# start of Recorded data

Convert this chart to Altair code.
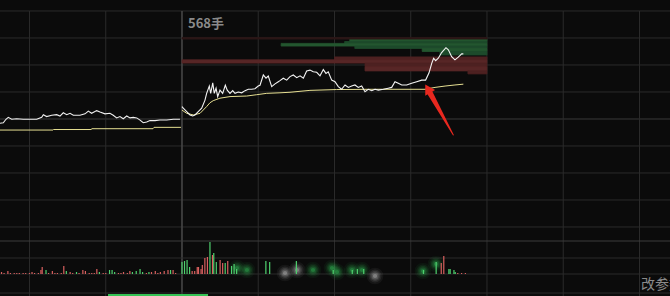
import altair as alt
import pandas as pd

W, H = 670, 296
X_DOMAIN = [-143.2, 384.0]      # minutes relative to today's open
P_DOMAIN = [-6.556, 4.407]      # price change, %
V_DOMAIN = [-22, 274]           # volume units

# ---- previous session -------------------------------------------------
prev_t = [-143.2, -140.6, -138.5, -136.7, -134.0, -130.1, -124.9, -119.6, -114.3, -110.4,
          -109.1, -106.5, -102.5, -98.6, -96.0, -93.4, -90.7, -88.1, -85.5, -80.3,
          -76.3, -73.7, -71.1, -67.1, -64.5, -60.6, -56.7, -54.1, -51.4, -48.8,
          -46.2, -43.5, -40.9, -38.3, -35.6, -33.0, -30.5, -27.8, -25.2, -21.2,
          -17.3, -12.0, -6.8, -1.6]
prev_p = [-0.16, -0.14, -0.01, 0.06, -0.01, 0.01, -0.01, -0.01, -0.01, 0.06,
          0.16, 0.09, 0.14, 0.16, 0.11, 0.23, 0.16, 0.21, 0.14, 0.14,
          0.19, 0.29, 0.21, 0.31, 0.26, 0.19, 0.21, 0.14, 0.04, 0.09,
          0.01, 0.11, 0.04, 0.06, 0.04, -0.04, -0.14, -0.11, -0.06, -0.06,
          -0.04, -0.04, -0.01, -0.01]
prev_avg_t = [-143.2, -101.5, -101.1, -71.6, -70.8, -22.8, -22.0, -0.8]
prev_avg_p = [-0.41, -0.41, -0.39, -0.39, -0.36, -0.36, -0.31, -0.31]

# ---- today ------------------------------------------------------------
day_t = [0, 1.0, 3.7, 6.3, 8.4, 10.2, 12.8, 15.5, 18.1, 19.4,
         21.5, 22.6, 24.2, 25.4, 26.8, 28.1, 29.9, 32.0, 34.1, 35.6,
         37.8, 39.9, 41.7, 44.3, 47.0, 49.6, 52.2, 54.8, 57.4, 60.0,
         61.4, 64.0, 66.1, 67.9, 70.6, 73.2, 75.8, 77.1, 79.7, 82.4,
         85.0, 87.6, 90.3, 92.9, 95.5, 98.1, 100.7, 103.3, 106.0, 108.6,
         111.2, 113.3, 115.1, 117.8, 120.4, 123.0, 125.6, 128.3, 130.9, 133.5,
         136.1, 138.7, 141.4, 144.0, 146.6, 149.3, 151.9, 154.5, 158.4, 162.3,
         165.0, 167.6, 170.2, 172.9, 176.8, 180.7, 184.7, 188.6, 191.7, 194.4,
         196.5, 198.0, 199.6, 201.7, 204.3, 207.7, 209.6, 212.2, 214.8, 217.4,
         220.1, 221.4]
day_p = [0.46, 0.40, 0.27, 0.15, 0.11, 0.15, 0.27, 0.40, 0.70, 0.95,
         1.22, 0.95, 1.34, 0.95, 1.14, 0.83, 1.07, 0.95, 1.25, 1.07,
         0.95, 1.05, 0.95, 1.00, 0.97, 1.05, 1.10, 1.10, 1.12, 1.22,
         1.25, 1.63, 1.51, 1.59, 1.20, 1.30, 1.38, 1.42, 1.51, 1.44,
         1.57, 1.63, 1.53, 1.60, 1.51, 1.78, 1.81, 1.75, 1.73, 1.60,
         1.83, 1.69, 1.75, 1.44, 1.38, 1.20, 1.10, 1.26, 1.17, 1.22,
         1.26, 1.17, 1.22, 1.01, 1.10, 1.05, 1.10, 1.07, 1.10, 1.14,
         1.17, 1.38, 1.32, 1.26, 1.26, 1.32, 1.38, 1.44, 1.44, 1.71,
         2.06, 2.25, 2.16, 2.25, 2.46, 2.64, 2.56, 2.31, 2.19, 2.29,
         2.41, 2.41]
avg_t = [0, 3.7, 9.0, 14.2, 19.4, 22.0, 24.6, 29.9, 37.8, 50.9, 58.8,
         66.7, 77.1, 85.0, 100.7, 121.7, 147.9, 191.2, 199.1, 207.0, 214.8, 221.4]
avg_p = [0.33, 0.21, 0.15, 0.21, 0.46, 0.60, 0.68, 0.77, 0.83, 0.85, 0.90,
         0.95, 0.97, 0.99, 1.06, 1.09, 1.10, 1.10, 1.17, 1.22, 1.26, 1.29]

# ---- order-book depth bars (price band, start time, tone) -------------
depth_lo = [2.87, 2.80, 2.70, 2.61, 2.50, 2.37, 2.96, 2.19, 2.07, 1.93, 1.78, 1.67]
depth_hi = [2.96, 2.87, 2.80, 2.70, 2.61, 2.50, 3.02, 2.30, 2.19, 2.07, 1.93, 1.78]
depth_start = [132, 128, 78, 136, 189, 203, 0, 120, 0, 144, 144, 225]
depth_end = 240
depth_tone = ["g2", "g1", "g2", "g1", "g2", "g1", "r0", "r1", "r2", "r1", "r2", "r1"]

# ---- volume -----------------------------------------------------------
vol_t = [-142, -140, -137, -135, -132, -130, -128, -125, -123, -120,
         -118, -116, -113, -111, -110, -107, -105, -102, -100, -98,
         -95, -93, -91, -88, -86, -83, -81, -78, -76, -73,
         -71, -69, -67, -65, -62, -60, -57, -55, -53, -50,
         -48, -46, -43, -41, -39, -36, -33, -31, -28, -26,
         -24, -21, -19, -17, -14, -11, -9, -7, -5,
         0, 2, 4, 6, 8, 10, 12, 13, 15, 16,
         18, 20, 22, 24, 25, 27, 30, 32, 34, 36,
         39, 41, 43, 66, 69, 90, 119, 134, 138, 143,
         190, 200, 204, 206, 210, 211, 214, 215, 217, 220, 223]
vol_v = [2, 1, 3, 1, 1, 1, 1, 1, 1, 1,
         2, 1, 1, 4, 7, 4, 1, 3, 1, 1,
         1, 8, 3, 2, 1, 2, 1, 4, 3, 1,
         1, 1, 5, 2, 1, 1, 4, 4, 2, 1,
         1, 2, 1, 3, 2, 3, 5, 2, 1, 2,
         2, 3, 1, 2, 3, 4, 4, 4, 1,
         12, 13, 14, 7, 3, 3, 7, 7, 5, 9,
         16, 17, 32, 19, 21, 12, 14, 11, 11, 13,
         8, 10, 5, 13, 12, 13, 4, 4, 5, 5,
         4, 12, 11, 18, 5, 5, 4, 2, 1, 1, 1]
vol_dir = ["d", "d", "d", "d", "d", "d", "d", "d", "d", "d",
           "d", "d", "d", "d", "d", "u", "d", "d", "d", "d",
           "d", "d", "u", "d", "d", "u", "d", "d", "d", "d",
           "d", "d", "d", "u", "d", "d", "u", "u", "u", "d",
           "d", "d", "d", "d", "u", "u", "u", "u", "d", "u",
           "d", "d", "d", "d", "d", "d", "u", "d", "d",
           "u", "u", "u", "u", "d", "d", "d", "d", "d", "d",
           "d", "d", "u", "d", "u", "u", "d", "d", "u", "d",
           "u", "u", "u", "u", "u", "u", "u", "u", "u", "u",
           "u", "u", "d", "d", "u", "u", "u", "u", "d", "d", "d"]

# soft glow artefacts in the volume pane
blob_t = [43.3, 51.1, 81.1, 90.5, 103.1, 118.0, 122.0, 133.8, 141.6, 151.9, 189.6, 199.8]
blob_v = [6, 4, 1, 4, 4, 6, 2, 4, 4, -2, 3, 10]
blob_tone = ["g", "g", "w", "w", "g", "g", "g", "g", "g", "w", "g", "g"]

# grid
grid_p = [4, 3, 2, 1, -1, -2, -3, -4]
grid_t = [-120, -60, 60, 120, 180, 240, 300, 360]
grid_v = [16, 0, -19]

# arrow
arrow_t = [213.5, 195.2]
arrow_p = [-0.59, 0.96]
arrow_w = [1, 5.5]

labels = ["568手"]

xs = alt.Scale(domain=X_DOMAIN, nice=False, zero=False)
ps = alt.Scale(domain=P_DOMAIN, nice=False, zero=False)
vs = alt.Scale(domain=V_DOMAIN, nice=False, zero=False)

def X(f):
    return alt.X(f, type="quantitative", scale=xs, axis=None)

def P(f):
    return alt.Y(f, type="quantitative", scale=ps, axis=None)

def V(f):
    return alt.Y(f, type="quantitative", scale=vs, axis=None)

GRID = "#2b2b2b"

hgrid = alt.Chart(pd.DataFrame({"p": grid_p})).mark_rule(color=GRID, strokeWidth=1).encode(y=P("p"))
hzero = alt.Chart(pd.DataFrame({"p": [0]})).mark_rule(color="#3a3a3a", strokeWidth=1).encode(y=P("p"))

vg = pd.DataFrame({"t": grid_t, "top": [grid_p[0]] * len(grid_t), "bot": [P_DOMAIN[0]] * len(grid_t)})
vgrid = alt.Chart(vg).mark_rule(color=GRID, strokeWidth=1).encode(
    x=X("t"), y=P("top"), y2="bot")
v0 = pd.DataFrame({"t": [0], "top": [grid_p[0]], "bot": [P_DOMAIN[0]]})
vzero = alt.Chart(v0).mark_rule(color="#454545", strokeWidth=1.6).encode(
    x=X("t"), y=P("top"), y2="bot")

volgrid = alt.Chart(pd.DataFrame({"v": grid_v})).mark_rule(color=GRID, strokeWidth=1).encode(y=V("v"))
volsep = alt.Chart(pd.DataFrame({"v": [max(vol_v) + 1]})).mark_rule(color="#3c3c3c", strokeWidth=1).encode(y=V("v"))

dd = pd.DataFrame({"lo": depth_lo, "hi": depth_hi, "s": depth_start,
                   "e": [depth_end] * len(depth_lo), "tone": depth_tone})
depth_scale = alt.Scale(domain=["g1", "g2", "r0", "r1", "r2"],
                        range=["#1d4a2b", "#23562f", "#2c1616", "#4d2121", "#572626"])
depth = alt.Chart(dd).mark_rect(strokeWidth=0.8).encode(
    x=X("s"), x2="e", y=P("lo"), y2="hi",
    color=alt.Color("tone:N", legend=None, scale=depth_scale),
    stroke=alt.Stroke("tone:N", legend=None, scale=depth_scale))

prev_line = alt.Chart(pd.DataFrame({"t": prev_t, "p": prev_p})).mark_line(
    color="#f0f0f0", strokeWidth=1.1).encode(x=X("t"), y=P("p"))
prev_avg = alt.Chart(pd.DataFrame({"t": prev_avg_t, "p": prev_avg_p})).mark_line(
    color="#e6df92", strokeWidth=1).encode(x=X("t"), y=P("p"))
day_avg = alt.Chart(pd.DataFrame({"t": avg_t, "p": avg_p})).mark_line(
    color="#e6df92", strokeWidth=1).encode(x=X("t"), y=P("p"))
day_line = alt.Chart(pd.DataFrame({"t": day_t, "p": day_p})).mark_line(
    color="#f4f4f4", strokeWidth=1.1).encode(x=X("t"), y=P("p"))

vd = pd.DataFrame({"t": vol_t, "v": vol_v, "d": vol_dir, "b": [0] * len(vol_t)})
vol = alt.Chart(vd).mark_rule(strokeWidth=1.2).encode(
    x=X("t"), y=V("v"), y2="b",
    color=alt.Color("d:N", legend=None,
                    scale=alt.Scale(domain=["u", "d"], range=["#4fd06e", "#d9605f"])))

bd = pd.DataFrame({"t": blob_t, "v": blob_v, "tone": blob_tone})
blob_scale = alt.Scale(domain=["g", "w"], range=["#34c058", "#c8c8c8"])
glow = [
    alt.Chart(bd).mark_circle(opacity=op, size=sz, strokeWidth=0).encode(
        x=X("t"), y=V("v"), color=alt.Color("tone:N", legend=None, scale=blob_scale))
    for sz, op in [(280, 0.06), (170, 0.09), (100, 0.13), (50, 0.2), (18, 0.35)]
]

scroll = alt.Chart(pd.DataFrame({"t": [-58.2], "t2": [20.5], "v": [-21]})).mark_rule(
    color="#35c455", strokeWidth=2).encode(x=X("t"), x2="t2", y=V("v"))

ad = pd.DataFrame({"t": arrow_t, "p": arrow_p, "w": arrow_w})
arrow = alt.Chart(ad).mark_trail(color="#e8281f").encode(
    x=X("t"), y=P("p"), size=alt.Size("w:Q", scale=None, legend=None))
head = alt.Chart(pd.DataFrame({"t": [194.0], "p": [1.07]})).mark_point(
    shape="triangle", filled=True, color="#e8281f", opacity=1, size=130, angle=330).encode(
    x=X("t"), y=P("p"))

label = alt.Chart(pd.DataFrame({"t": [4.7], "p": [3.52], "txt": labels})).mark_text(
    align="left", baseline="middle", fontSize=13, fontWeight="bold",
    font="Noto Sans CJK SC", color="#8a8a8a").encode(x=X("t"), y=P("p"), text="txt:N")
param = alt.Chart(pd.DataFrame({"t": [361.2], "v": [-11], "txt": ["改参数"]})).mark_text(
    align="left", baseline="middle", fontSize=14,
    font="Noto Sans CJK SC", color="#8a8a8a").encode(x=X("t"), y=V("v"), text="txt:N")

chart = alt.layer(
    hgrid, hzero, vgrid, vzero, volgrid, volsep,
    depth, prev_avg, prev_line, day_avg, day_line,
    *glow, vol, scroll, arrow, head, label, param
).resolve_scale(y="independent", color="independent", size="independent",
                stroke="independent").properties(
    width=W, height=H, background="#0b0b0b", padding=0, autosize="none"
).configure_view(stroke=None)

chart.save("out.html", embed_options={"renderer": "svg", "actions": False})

# end of Recorded data

• _Direction_
From the first line above through the line containing "V_DOMAIN = [-22, 274]", copy everything exactly, without the pictures.

• _Answer for this exercise_
Convert this chart to Altair code.
import altair as alt
import pandas as pd

W, H = 670, 296
X_DOMAIN = [-143.2, 384.0]      # minutes relative to today's open
P_DOMAIN = [-6.556, 4.407]      # price change, %
V_DOMAIN = [-22, 274]           # volume units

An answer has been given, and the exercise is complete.